"""
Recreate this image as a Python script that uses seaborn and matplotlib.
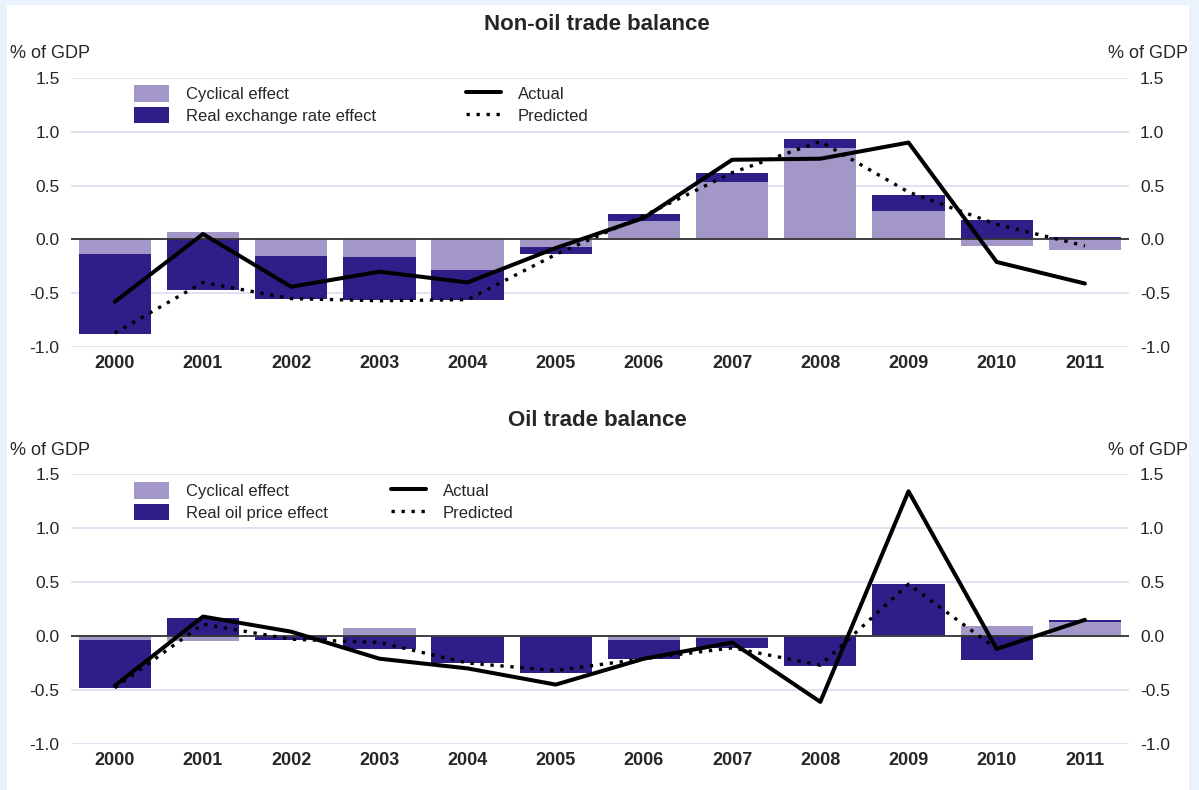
import numpy as np
import pandas as pd
import matplotlib
matplotlib.use("Agg")
import matplotlib.pyplot as plt
from matplotlib.patches import Patch, Rectangle
from matplotlib.lines import Line2D
import seaborn as sns

# ---------------- data ----------------
years = ['2000', '2001', '2002', '2003', '2004', '2005',
         '2006', '2007', '2008', '2009', '2010', '2011']

nonoil_cyclical = [-0.14, 0.07, -0.15, -0.16, -0.28, -0.07, 0.17, 0.53, 0.85, 0.26, -0.06, -0.10]
nonoil_reer = [-0.74, -0.47, -0.40, -0.40, -0.28, -0.07, 0.065, 0.09, 0.08, 0.15, 0.18, 0.02]
nonoil_actual = [-0.58, 0.05, -0.44, -0.30, -0.40, -0.08, 0.20, 0.74, 0.75, 0.90, -0.21, -0.41]
nonoil_predicted = [-0.87, -0.40, -0.55, -0.57, -0.56, -0.14, 0.22, 0.62, 0.91, 0.44, 0.14, -0.06]

oil_cyclical = [-0.04, -0.05, -0.01, 0.07, -0.01, -0.01, -0.04, -0.02, -0.01, 0.01, 0.09, 0.13]
oil_price = [-0.44, 0.17, -0.03, -0.12, -0.24, -0.33, -0.17, -0.09, -0.27, 0.47, -0.22, 0.02]
oil_actual = [-0.46, 0.18, 0.04, -0.21, -0.30, -0.45, -0.21, -0.06, -0.61, 1.34, -0.12, 0.15]
oil_predicted = [-0.48, 0.11, -0.03, -0.06, -0.25, -0.32, -0.21, -0.11, -0.27, 0.48, -0.12, np.nan]

yticks = [-1.0, -0.5, 0.0, 0.5, 1.0, 1.5]
ytick_labels = ['-1.0', '-0.5', '0.0', '0.5', '1.0', '1.5']

# ---------------- style ----------------
sns.set_style("white")
plt.rcParams['font.family'] = ['Liberation Sans', 'DejaVu Sans']

LIGHT = '#A397C8'
DARK = '#2E1F88'
GRID = '#DEDBEF'
BG = '#EAF3FC'

fig = plt.figure(figsize=(11.99, 7.90), dpi=100, facecolor=BG)
fig.patches.append(Rectangle((7 / 1199, 0), (1189 - 7) / 1199, (790 - 5) / 790,
                             transform=fig.transFigure, facecolor='white',
                             edgecolor='none', zorder=-10))

ax_left = 70.7 / 1199
ax_width = (1129 - 70.7) / 1199
ax_top = fig.add_axes([ax_left, (790 - 347) / 790, ax_width, 269 / 790])
ax_bot = fig.add_axes([ax_left, (790 - 744) / 790, ax_width, 270 / 790])


def stacked_bottom(first, second):
    first = np.asarray(first, float)
    second = np.asarray(second, float)
    return np.where(np.sign(first) == np.sign(second), first, 0.0)


def draw_panel(ax, cyc, eff, actual, predicted):
    ax.set_facecolor('none')
    df = pd.DataFrame({'year': years, 'cyc': cyc, 'eff': eff})
    sns.barplot(data=df, x='year', y='cyc', order=years, color=LIGHT,
                saturation=1, width=0.82, linewidth=0, errorbar=None,
                ax=ax, zorder=2)
    sns.barplot(data=df, x='year', y='eff', order=years, color=DARK,
                saturation=1, width=0.82, linewidth=0, errorbar=None,
                bottom=stacked_bottom(cyc, eff), ax=ax, zorder=2)
    xs = np.arange(len(years))
    sns.lineplot(x=xs, y=np.asarray(actual, float), color='black',
                 linewidth=2.9, ax=ax, zorder=5)
    sns.lineplot(x=xs, y=np.asarray(predicted, float), color='black',
                 linewidth=2.4, linestyle=(0, (1, 2.0)), ax=ax, zorder=6)

    ax.axhline(0, color='#333333', linewidth=1.3, zorder=4)
    ax.set_ylim(-1.0, 1.5)
    ax.set_xlim(-0.5, len(years) - 0.5)
    ax.set_yticks(yticks)
    ax.set_yticklabels(ytick_labels)
    ax.yaxis.grid(True, color=GRID, linewidth=1.2, zorder=0)
    ax.set_axisbelow(True)
    ax.xaxis.grid(False)
    for s in ax.spines.values():
        s.set_visible(False)
    ax.set_xlabel('')
    ax.set_ylabel('')
    ax.set_xticks(xs)
    ax.set_xticklabels(years, fontsize=13, fontweight='bold')
    ax.set_xticks(np.arange(-0.5, len(years), 1.0), minor=True)
    ax.tick_params(axis='x', which='major', length=0, pad=6)
    ax.tick_params(axis='x', which='minor', length=4, width=1, color='#BEB9D8',
                   direction='out')
    ax.tick_params(axis='y', which='both', length=0, labelsize=12.5,
                   left=False, right=False, labelleft=True, labelright=True,
                   pad=8)


draw_panel(ax_top, nonoil_cyclical, nonoil_reer, nonoil_actual, nonoil_predicted)
draw_panel(ax_bot, oil_cyclical, oil_price, oil_actual, oil_predicted)

# titles and unit labels
fig.text(0.498, 1 - 25 / 790, 'Non-oil trade balance', ha='center', va='center',
         fontsize=16, fontweight='bold')
fig.text(0.498, 1 - 421 / 790, 'Oil trade balance', ha='center', va='center',
         fontsize=16, fontweight='bold')
for ypix in (53, 450):
    fig.text(10 / 1199, 1 - ypix / 790, '% of GDP', ha='left', va='center', fontsize=13)
    fig.text(1188 / 1199, 1 - ypix / 790, '% of GDP', ha='right', va='center', fontsize=13)


def add_legends(ax, eff_label, ypix, line_x):
    h1 = [Patch(facecolor=LIGHT, edgecolor='none'), Patch(facecolor=DARK, edgecolor='none')]
    leg1 = ax.legend(h1, ['Cyclical effect', eff_label], loc='upper left',
                     bbox_to_anchor=(134 / 1199, 1 - ypix / 790),
                     bbox_transform=fig.transFigure, frameon=False, fontsize=12,
                     handlelength=2.1, handleheight=1.15, handletextpad=1.0,
                     labelspacing=0.3, borderpad=0, borderaxespad=0)
    ax.add_artist(leg1)
    h2 = [Line2D([], [], color='black', linewidth=2.9),
          Line2D([], [], color='black', linewidth=2.4, linestyle=(0, (1, 2.0)))]
    ax.legend(h2, ['Actual', 'Predicted'], loc='upper left',
              bbox_to_anchor=(line_x / 1199, 1 - ypix / 790),
              bbox_transform=fig.transFigure, frameon=False, fontsize=12,
              handlelength=2.1, handleheight=1.15, handletextpad=1.0,
              labelspacing=0.3, borderpad=0, borderaxespad=0)


add_legends(ax_top, 'Real exchange rate effect', 85, 466)
add_legends(ax_bot, 'Real oil price effect', 482, 391)

fig.savefig('out.png', dpi=100, facecolor=BG)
"""
▸ **Aim of the task**
In the data above, please extract the lines from the first one through the line with "ytick_labels = ['-1.0', '-0.5', '0.0', '0.5', '1.0', '1.5']", exactly, and keep pictures out.

▸ **Finished answer**
Recreate this image as a Python script that uses seaborn and matplotlib.
import numpy as np
import pandas as pd
import matplotlib
matplotlib.use("Agg")
import matplotlib.pyplot as plt
from matplotlib.patches import Patch, Rectangle
from matplotlib.lines import Line2D
import seaborn as sns

# ---------------- data ----------------
years = ['2000', '2001', '2002', '2003', '2004', '2005',
         '2006', '2007', '2008', '2009', '2010', '2011']

nonoil_cyclical = [-0.14, 0.07, -0.15, -0.16, -0.28, -0.07, 0.17, 0.53, 0.85, 0.26, -0.06, -0.10]
nonoil_reer = [-0.74, -0.47, -0.40, -0.40, -0.28, -0.07, 0.065, 0.09, 0.08, 0.15, 0.18, 0.02]
nonoil_actual = [-0.58, 0.05, -0.44, -0.30, -0.40, -0.08, 0.20, 0.74, 0.75, 0.90, -0.21, -0.41]
nonoil_predicted = [-0.87, -0.40, -0.55, -0.57, -0.56, -0.14, 0.22, 0.62, 0.91, 0.44, 0.14, -0.06]

oil_cyclical = [-0.04, -0.05, -0.01, 0.07, -0.01, -0.01, -0.04, -0.02, -0.01, 0.01, 0.09, 0.13]
oil_price = [-0.44, 0.17, -0.03, -0.12, -0.24, -0.33, -0.17, -0.09, -0.27, 0.47, -0.22, 0.02]
oil_actual = [-0.46, 0.18, 0.04, -0.21, -0.30, -0.45, -0.21, -0.06, -0.61, 1.34, -0.12, 0.15]
oil_predicted = [-0.48, 0.11, -0.03, -0.06, -0.25, -0.32, -0.21, -0.11, -0.27, 0.48, -0.12, np.nan]

yticks = [-1.0, -0.5, 0.0, 0.5, 1.0, 1.5]
ytick_labels = ['-1.0', '-0.5', '0.0', '0.5', '1.0', '1.5']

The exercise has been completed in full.